Found 25000 files belonging to 2 classes.


In [4]:
from tensorflow.keras.layers import TextVectorization
text_vec = TextVectorization(max_tokens = 20000, output_mode = "multi_hot")
text_only_train_ds = train_ds.map(lambda x,y:x)
text_vec.adapt(text_only_train_ds)

binary_1gram_train_ds = train_ds.map(lambda x,y: (text_vec(x),y), num_parallel_calls=4)
binary_1gram_val_ds = val_ds.map(lambda x,y: (text_vec(x),y), num_parallel_calls=4)
binary_1gram_test_ds = test_ds.map(lambda x,y: (text_vec(x),y), num_parallel_calls=4)

In [9]:
from tensorflow.keras import layers

def get_model(max_tokens=20000, hidden_dim=6):
    inputs = keras.Input(shape=(max_tokens,))
    x = layers.Dense(hidden_dim, activation="relu")(inputs)
    x = layers.Dropout(0.5)(x)
    outputs = layers.Dense(1, activation="sigmoid")(x)
    model = keras.Model(inputs, outputs)
    model.compile(optimizer="rmsprop", loss = "binary_crossentropy", metrics=["accuracy"])
    return model
    

In [12]:
model = get_model()
model.summary()

callbacks = keras.callbacks.ModelCheckpoint("binary_1gram.keras", save_best_only=True)
model.fit(binary_1gram_train_ds.cache(), validation_data=binary_1gram_val_ds.cache(), epochs=10, callbacks=callbacks)
model = keras.models.load_model("binary_1gram.keras")

print(f"Test acc: {model.evaluate(binary_1gram_test_ds)[1]:.3f}")


Model: "model_2"
_________________________________________________________________
 Layer (type)                Output Shape              Param #   
 input_4 (InputLayer)        [(None, 20000)]           0         
                                                                 
 dense_4 (Dense)             (None, 6)                 120006    
                                                                 
 dropout_2 (Dropout)         (None, 6)                 0         
                                                                 
 dense_5 (Dense)             (None, 1)                 7         
                                                                 
Total params: 120,013
Trainable params: 120,013
Non-trainable params: 0
_________________________________________________________________
Epoch 1/10
Epoch 2/10
Epoch 3/10
Epoch 4/10
Epoch 5/10
Epoch 6/10
Epoch 7/10
Epoch 8/10
Epoch 9/10
Epoch 10/10
Test acc: 0.870


Nice to see how well even a simple binary 1gram does.
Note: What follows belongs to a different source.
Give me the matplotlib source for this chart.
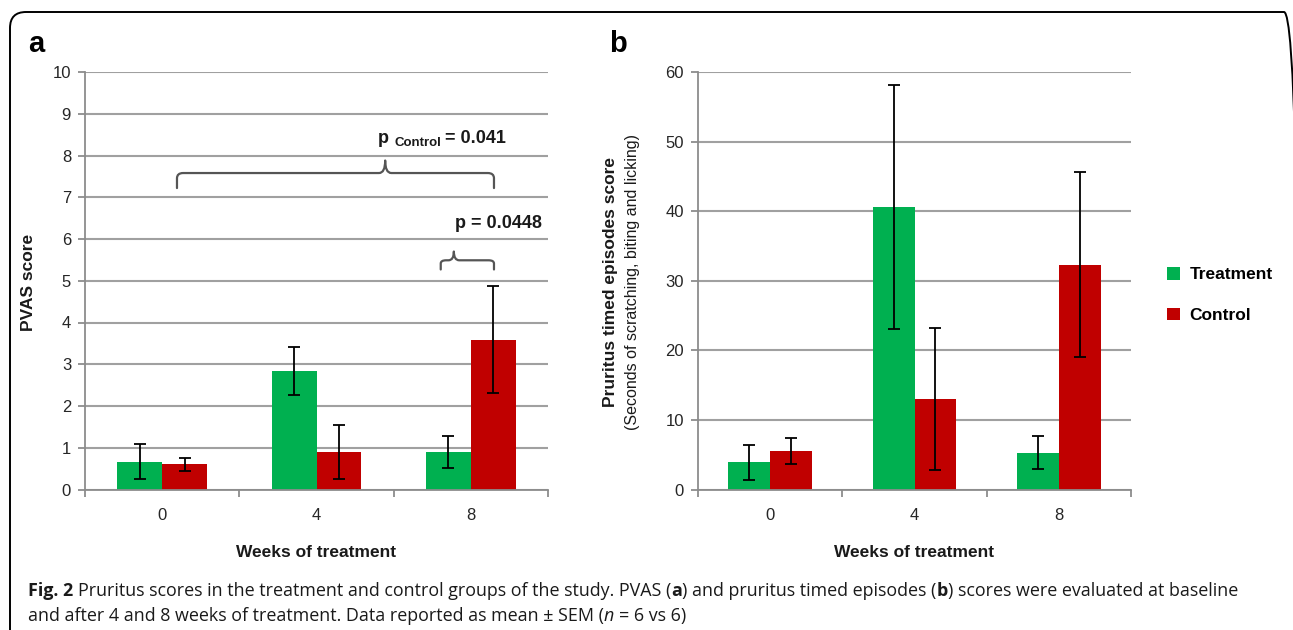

This is a fairly complex task of figuring out which review is positive or negative. Even people who are learning a langague mught struggle at this without a year or so of learning. 

# Bigrams with binary encoding
Now onto using bag of words with some ability to interpret position. A bigram uses the pairs of words and so has a little more information to work with. I wonder how this all works into information theory.

In [14]:
text_vectorisation = TextVectorization(ngrams=2, max_tokens=20000, output_mode="multi_hot")

In [15]:
text_vec.adapt(text_only_train_ds)

binary_2gram_train_ds = train_ds.map(lambda x,y: (text_vec(x),y), num_parallel_calls=4)
binary_2gram_val_ds = val_ds.map(lambda x,y: (text_vec(x),y), num_parallel_calls=4)
binary_2gram_test_ds = test_ds.map(lambda x,y: (text_vec(x),y), num_parallel_calls=4)

In [16]:
model = get_model()
model.summary()

callbacks = keras.callbacks.ModelCheckpoint("binary_2gram.keras", save_best_only=True)
model.fit(binary_2gram_train_ds.cache(), validation_data=binary_2gram_val_ds.cache(), epochs=10, callbacks=callbacks)
model = keras.models.load_model("binary_2gram.keras")

print(f"Test acc: {model.evaluate(binary_2gram_test_ds)[1]:.3f}")

Model: "model_3"
_________________________________________________________________
 Layer (type)                Output Shape              Param #   
 input_5 (InputLayer)        [(None, 20000)]           0         
                                                                 
 dense_6 (Dense)             (None, 6)                 120006    
                                                                 
 dropout_3 (Dropout)         (None, 6)                 0         
                                                                 
 dense_7 (Dense)             (None, 1)                 7         
                                                                 
Total params: 120,013
Trainable params: 120,013
Non-trainable params: 0
_________________________________________________________________
Epoch 1/10
Epoch 2/10
Epoch 3/10
Epoch 4/10
Epoch 5/10
Epoch 6/10
Epoch 7/10
Epoch 8/10
Epoch 9/10
Epoch 10/10
Test acc: 0.882


Amazed at how quick that was to change to model setup to a 2gram. That TextVectorisation function is mean!